As a first step, we might write

$\displaystyle \mathop{\mathbb P}\left(\sup_{t \in T} X_t - X_{t_0} > u\right) \leq \sum_{t \in T} \mathop{\mathbb P}\left(X_t - X_{t_0} > u\right).$

While this bound is decent if the variables ${\{X_t-X_{t_0}\}_{t \in T}}$ are somewhat independent, it is rather abysmal if the variables are clustered.

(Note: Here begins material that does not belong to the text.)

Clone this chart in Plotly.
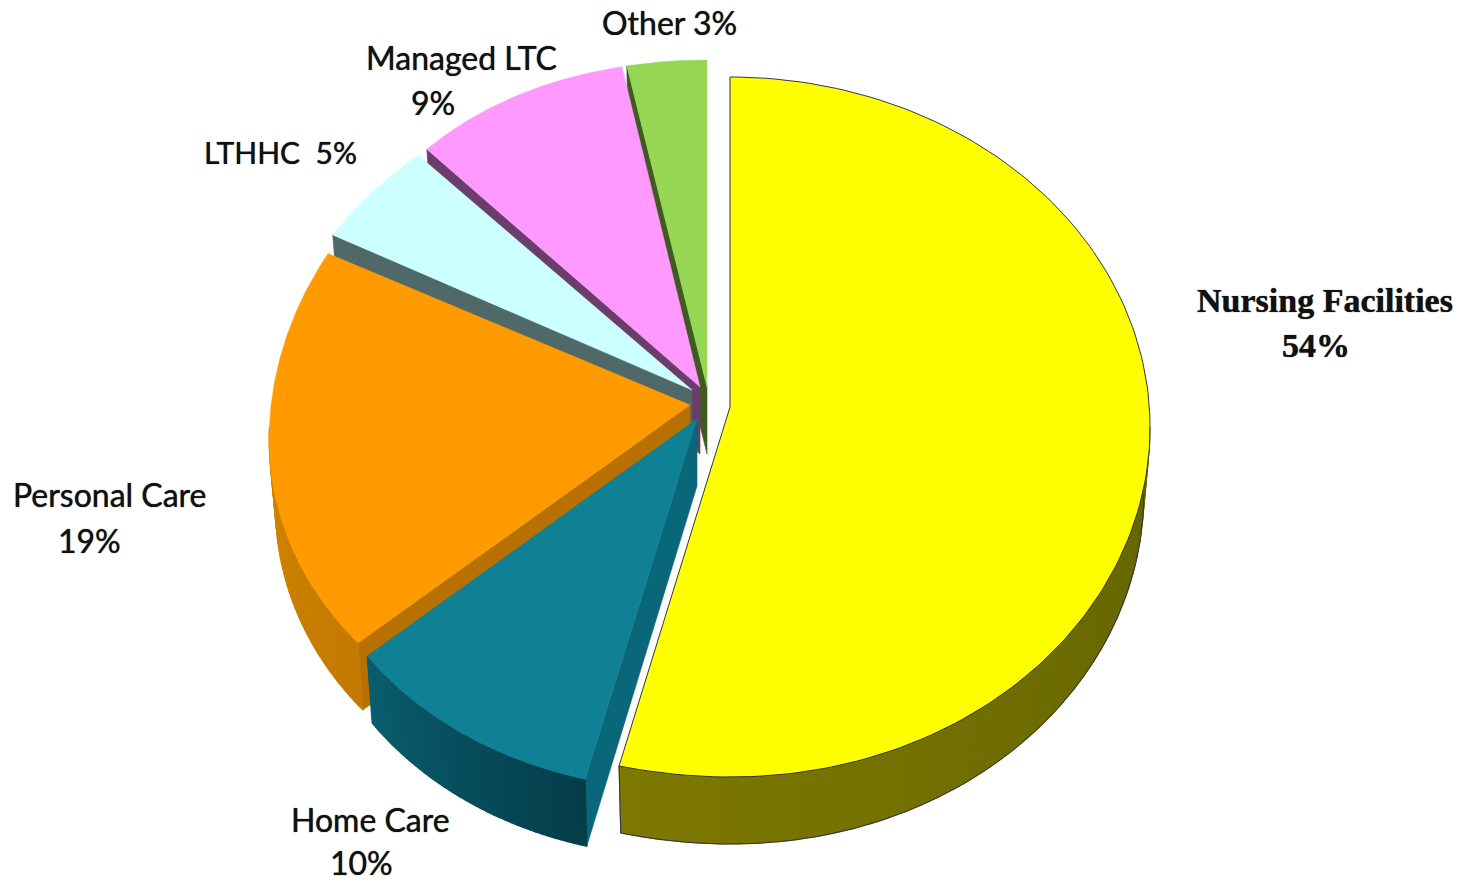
import numpy as np
import plotly.graph_objects as go

categories = ["Nursing Facilities", "Home Care", "Personal Care", "LTHHC", "Managed LTC", "Other"]
shares = [54, 10, 19, 5, 9, 3]

# Styles and placement, per slice (page pixels)
top_colors = ["#ffff00", "#108095", "#ff9a00", "#ccffff", "#ff99ff", "#95d655"]
cut_colors = ["#666600", "#0a6679", "#b87000", "#4f6868", "#6a3d6a", "#3f5a1f"]
side_from = ["#7c7800", "#0a5d6e", "#d08400", "#4f6868", "#6a3d6a", "#3f5a1f"]
side_to = ["#646400", "#053d4a", "#c47a00", "#4f6868", "#6a3d6a", "#3f5a1f"]
apex_x = [730, 697, 690, 692, 700, 707]
apex_y = [407, 419, 405, 390, 387, 387]
rim_cy = [427, 419, 427, 390, 387, 387]
rad_x_a = [420, 450, 431, 410, 399, 428]
rad_x_b = [446, 428, 413, 400, 417, 428]
rad_x_p = [8, 1, 1, 1, 1, 1]
rad_up = [350, 331, 360, 322, 326, 327]
rad_dn = [350, 372, 339, 373, 373, 373]
DEPTH = 67
TAPER = 0.985
draw_order = [5, 4, 3, 2, 1, 0]
label_pos = {
    "Nursing Facilities": ((1325, 300), (1316, 345)),
    "Home Care": ((370, 819), (361, 862)),
    "Personal Care": ((110, 494), (89, 540)),
    "Managed LTC": ((461, 57), (433, 102)),
}
inline_pos = {"LTHHC": (280, 152), "Other": (669, 22)}
inline_size = {"LTHHC": 30, "Other": 32}
FONT = "Lato"
FONT_SIZE = 32
TEXT = "#111111"
SHADOW = "0 0 1px #222222"

fractions = np.cumsum([0] + shares) / sum(shares)
fig = go.Figure()


def rim(i, t, depth=0.0, taper=1.0):
    t = np.asarray(t, dtype=float)
    t0, t1 = 2 * np.pi * fractions[i], 2 * np.pi * fractions[i + 1]
    c = np.cos(t)
    ry = np.where(c > 0, rad_up[i], rad_dn[i])
    w = ((t - t0) / (t1 - t0)) ** rad_x_p[i]
    rx = rad_x_a[i] + (rad_x_b[i] - rad_x_a[i]) * w
    return apex_x[i] + rx * taper * np.sin(t), rim_cy[i] - ry * c + depth


def poly(x, y, color, name, line=None, width=0.6):
    fig.add_trace(go.Scatter(
        x=list(x), y=list(y), mode="lines", fill="toself", fillcolor=color,
        line=dict(color=line or color, width=width), name=name,
        hoverinfo="name", showlegend=False,
    ))


def mix(a, b, u):
    pa = np.array([int(a[k:k + 2], 16) for k in (1, 3, 5)])
    pb = np.array([int(b[k:k + 2], 16) for k in (1, 3, 5)])
    p = (pa + (pb - pa) * u).round().astype(int)
    return "#%02x%02x%02x" % tuple(p)


for i in draw_order:
    name = f"{categories[i]} {shares[i]}%"
    t0, t1 = 2 * np.pi * fractions[i], 2 * np.pi * fractions[i + 1]
    outline = "#33334d" if i == 0 else None

    # cut face along the slice's starting edge
    if i > 0:
        ex, ey = rim(i, [t0])
        bx, by = rim(i, [t0], DEPTH, TAPER)
        poly([apex_x[i], ex[0], bx[0], apex_x[i], apex_x[i]],
             [apex_y[i], ey[0], by[0], apex_y[i] + DEPTH, apex_y[i]],
             cut_colors[i], name)

    # outer wall, only where the rim faces the viewer
    lo, hi = max(t0, np.pi / 2), min(t1, 3 * np.pi / 2)
    if hi > lo:
        edges = np.linspace(lo, hi, 41)
        for k in range(len(edges) - 1):
            seg = np.linspace(edges[k], edges[k + 1], 5)
            ux, uy = rim(i, seg)
            dx, dy = rim(i, seg[::-1], DEPTH, TAPER)
            u = 1 - k / (len(edges) - 2)
            poly(np.r_[ux, dx, ux[0]], np.r_[uy, dy, uy[0]],
                 mix(side_from[i], side_to[i], u), name, width=1.2)
        if i == 0:
            seg = np.linspace(lo, hi, 120)
            dx, dy = rim(i, seg, DEPTH, TAPER)
            ex, ey = rim(i, [hi])
            fig.add_trace(go.Scatter(
                x=np.r_[ex, dx[::-1]], y=np.r_[ey, dy[::-1]], mode="lines",
                line=dict(color="#33334d", width=1), hoverinfo="skip", showlegend=False))

    # top face
    arc = np.linspace(t0, t1, 160)
    ax, ay = rim(i, arc)
    poly(np.r_[apex_x[i], ax, apex_x[i]], np.r_[apex_y[i], ay, apex_y[i]],
         top_colors[i], name, line=outline, width=1 if outline else 0.5)

for i, cat in enumerate(categories):
    pct = f"{shares[i]}%"
    if cat in label_pos:
        if i == 0:
            f = dict(family="Liberation Serif", size=34, color="#111111", shadow=SHADOW)
        else:
            f = dict(family=FONT, size=FONT_SIZE, color=TEXT, shadow=SHADOW)
        (nx, ny), (px, py) = label_pos[cat]
        fig.add_annotation(x=nx, y=ny, text=f"<b>{cat}</b>" if i == 0 else cat, showarrow=False, font=f)
        fig.add_annotation(x=px, y=py, text=f"<b>{pct}</b>" if i == 0 else pct, showarrow=False, font=f)
    else:
        nx, ny = inline_pos[cat]
        sep = "\u00a0\u00a0" if cat == "LTHHC" else " "
        fig.add_annotation(x=nx, y=ny, text=cat + sep + pct, showarrow=False,
                           font=dict(family=FONT, size=inline_size[cat], color=TEXT, shadow=SHADOW))

fig.update_layout(
    width=1462, height=881, margin=dict(l=0, r=0, t=0, b=0),
    paper_bgcolor="white", plot_bgcolor="white", showlegend=False,
    xaxis=dict(range=[0, 1462], visible=False, fixedrange=True),
    yaxis=dict(range=[881, 0], visible=False, fixedrange=True),
)
fig.write_html("out.html", config=dict(displayModeBar=False),
               post_script="document.body.style.margin='0';document.documentElement.style.overflow='hidden';")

Since the variables in, e.g. ${S_1}$, are highly correlated (in the “geometric” language, they tend to project close together on a randomly chosen direction), the union bound is overkill. It is natural to choose representatives ${t_1 \in S_1}$ and ${t_2 \in S_2}$. We can first bound ${X_{t_1}-X_{t_0}}$ and ${X_{t_2}-X_{t_0}}$, and then bound the intra-cluster values ${\{X_t - X_{t_1}\}_{t \in S_1}}$ and ${\{X_t - X_{t_2}\}_{t \in S_2}}$. This should yield better bounds as the diameter of ${S_1}$ and ${S_2}$ are hopefully significantly smaller than the diameter of ${T}$.

Formally, we have

$\displaystyle \mathop{\mathbb P}\left(\sup_{t \in T} X_t - X_{t_0} > u\right) \leq$

$\displaystyle \mathop{\mathbb P}(X_{t_1} - X_{t_0} > u/2) + \sum_{t \in S_1} \mathop{\mathbb P}(X_t - X_{t_1} > u/2)$

$\displaystyle + \mathop{\mathbb P}(X_{t_2} - X_{t_0} > u/2) + \sum_{t \in S_2} \mathop{\mathbb P}(X_t - X_{t_2} > u/2).$

Of course, there is no reason to stop at one level of clustering, and there is no reason that we should split the contribution ${u = u/2 + u/2}$ evenly. In the next post, we’ll see the “generic chaining” method which generalizes and formalizes our intuition about improving the union bound. In particular, we’ll show that every hierarchical clustering of our points offers some upper bound on $\mathbb E \sup_{t \in T} X_t$.